Years ago, I proudly displayed my pride flag in the window of my Capitol Hill apartment. Hanging pride flags in the gayborhood is as anodyne as an event poster taped on a street lamp, but for me, it was momentous. It reflects my identity and my values, and I brightly shined them in the public’s eye. That visibility meant I was done hiding.
And yet, I paused with trepidation before putting it up on my house. There are no other pride flags hanging on the streets that surround me, and as a new homeowner in my single-family neighborhood, I worried about how my neighbors would react. I feel welcomed in this community, but what if this heightened queer visibility foments negative consequences?
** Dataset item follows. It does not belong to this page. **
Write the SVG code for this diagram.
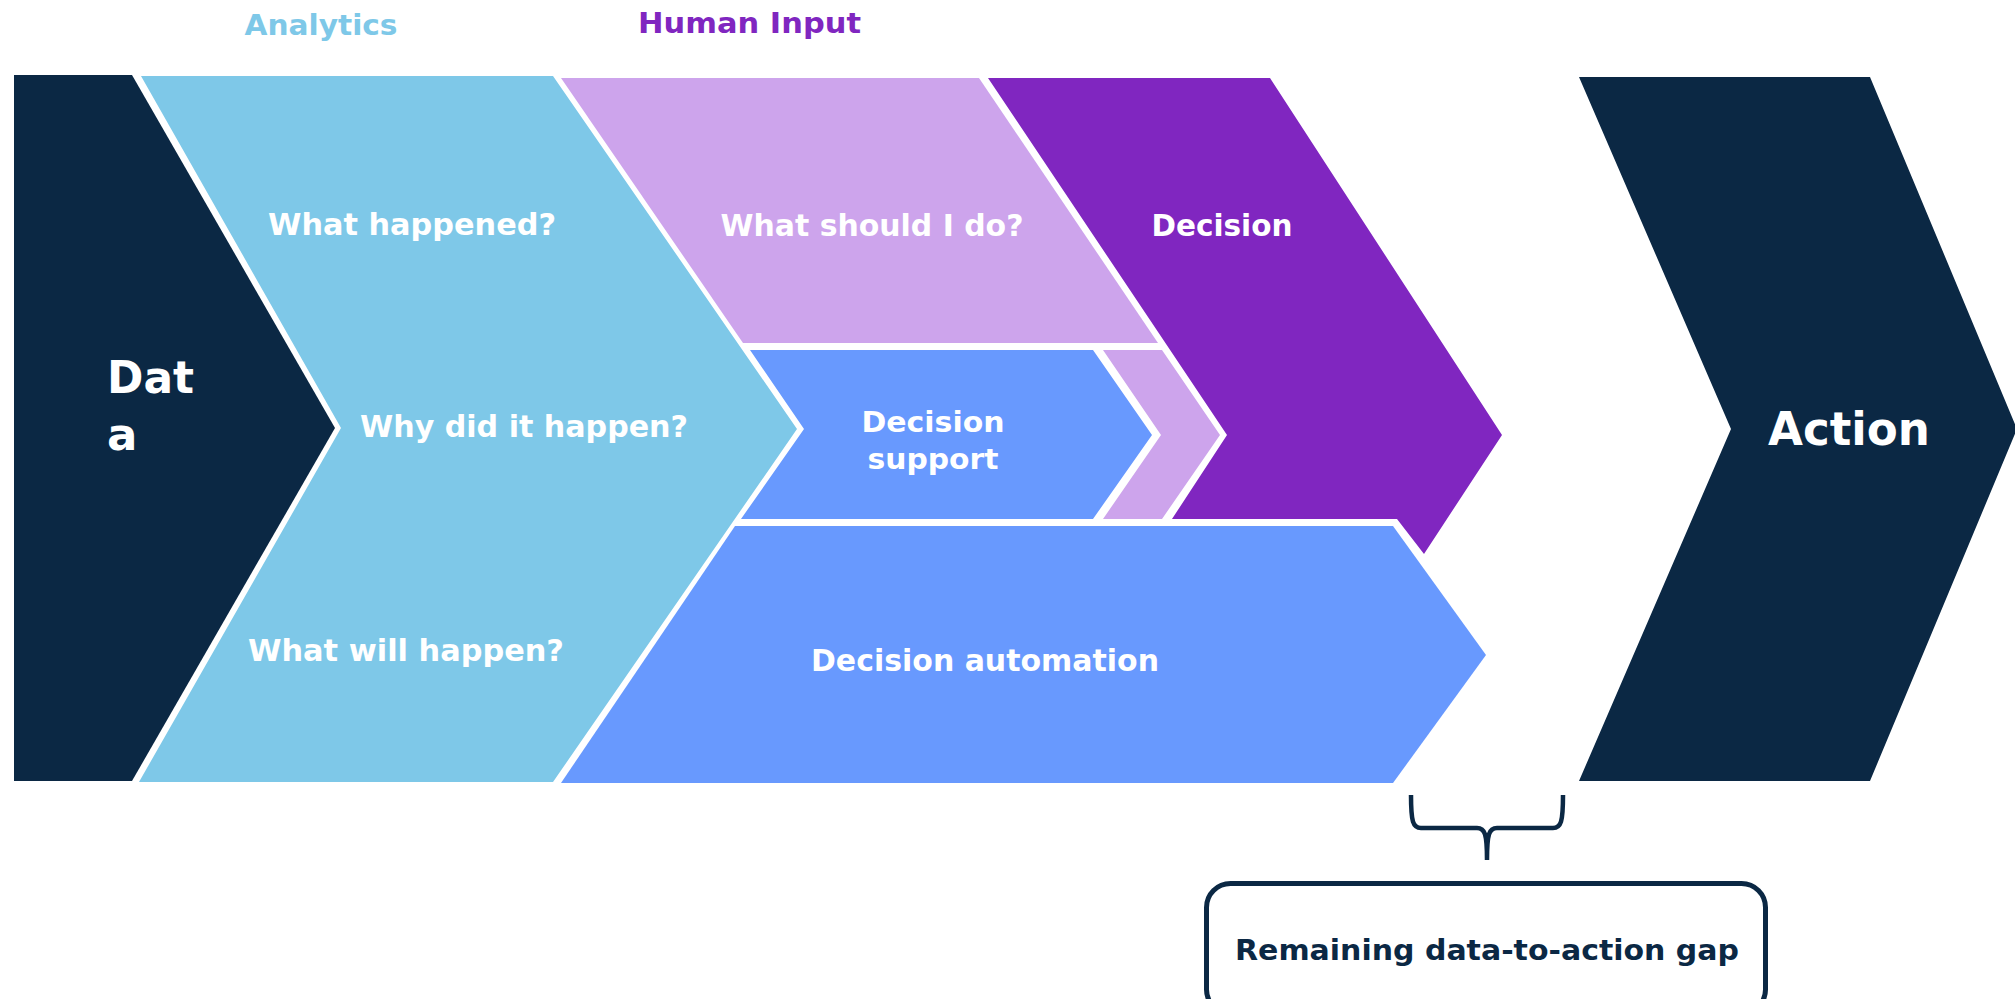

I thought about the generations who navigated their lives with calculated discretion, lest their visibility invite their pain. The casual mention of a date could have cost their career. A drink at the bar could have led to their violent arrest. It’s enraging to recall the brutality and injustice faced not long ago by those who fought for their existence, allowing me to bring my life out of the closet today. It’s even more unnerving how extant this oppression is around the world. Even today, people would rather I be beaten, assaulted, and dead instead of holding hands with the man I love.
Ignorance and hatred is lethal.
It has been fifty years since the Stonewall Riots, and I can’t forget how important it is to fight back. Silence and complicity are pernicious. Pride month for me is as much about celebration as it is about honoring the past and fighting for our future—about continuing its origin as a protest for respect without respectability politics.
And so I acknowledged my trepidation, then hung my flag on my house. Fear should not dictate my actions—even for something as simple as this.
Thank you to the brave souls who years ago risked their everything, all so that today we can be anything. I’ve tasted freedom outside of the closet and I can’t let that go away. Today, I celebrate. Today, I continue the fight. Today, I proudly display my pride flag.